→ Dataset entries:
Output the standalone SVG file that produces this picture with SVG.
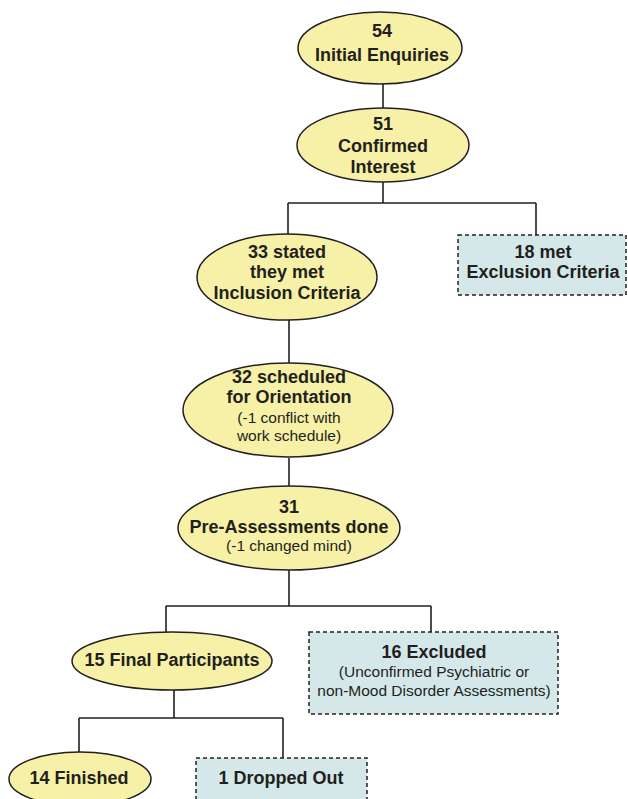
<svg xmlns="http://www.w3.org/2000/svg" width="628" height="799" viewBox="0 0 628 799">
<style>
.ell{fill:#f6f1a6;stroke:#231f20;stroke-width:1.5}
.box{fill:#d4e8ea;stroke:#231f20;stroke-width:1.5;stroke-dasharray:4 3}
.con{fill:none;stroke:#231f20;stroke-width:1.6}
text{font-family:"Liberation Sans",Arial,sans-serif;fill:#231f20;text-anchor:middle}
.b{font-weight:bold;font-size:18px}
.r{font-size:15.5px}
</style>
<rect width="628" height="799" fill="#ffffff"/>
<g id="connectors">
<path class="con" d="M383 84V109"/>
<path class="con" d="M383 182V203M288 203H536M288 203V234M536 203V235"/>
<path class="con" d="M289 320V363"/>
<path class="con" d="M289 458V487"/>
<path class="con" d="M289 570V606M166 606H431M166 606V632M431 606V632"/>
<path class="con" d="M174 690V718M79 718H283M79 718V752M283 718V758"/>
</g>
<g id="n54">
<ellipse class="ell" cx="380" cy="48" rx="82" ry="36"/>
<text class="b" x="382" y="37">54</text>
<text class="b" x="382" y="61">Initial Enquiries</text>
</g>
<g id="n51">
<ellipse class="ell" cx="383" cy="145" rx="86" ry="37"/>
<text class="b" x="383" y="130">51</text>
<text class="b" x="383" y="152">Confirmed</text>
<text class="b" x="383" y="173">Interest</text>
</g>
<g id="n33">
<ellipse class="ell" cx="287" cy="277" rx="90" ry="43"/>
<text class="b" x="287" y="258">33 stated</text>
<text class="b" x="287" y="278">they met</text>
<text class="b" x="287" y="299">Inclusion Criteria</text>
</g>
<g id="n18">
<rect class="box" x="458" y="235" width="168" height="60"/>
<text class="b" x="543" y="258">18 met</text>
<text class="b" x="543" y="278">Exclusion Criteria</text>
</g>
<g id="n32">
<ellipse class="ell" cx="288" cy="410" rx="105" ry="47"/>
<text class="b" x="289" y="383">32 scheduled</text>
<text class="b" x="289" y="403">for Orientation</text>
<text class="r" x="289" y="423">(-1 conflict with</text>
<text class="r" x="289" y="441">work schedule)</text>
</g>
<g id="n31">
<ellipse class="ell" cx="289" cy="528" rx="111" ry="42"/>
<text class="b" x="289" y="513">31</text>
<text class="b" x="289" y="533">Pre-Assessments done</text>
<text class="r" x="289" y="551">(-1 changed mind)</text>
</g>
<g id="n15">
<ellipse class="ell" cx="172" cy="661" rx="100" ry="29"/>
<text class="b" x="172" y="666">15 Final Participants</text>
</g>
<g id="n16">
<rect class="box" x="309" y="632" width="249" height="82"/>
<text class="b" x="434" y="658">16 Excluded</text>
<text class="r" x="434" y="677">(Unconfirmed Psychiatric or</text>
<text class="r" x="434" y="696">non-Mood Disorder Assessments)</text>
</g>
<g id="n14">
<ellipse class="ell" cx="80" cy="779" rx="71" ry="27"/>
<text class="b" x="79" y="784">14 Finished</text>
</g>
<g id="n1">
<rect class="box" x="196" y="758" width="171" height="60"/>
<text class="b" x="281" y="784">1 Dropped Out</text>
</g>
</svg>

* * *

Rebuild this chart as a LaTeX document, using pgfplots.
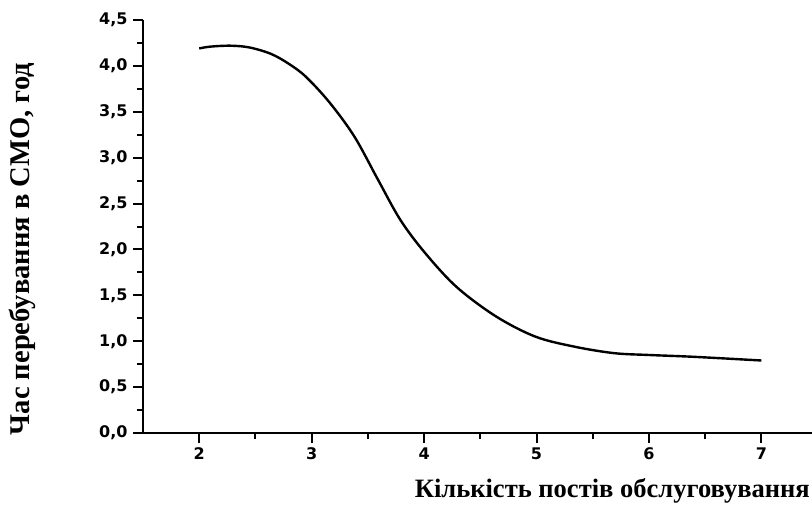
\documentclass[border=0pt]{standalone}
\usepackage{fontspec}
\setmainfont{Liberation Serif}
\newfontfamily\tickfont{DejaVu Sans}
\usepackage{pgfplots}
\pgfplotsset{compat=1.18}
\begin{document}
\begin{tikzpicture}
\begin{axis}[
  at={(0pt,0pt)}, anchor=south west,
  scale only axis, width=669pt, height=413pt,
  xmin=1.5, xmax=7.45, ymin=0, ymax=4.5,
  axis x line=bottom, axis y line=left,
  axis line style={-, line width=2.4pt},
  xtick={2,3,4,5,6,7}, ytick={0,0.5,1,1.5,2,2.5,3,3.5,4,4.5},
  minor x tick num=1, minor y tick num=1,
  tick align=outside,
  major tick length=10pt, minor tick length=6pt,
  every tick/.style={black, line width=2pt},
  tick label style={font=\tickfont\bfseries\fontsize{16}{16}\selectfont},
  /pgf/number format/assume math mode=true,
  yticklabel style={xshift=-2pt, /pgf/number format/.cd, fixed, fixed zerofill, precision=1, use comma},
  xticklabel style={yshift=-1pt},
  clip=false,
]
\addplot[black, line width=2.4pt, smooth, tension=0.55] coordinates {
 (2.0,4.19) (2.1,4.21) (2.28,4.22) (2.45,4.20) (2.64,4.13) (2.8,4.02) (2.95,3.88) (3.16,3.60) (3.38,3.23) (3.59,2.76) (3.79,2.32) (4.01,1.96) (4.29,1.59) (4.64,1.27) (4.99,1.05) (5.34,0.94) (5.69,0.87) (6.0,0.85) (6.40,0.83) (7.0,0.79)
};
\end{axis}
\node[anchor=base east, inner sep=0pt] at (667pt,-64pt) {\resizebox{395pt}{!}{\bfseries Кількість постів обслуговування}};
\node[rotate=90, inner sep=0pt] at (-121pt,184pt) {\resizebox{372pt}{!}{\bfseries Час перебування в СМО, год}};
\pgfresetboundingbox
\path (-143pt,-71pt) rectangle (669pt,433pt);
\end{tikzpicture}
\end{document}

→ Problem to work on:
Check each line of the data above for the string "this", then report how many lines have it, with no other words.

→ Response below:
2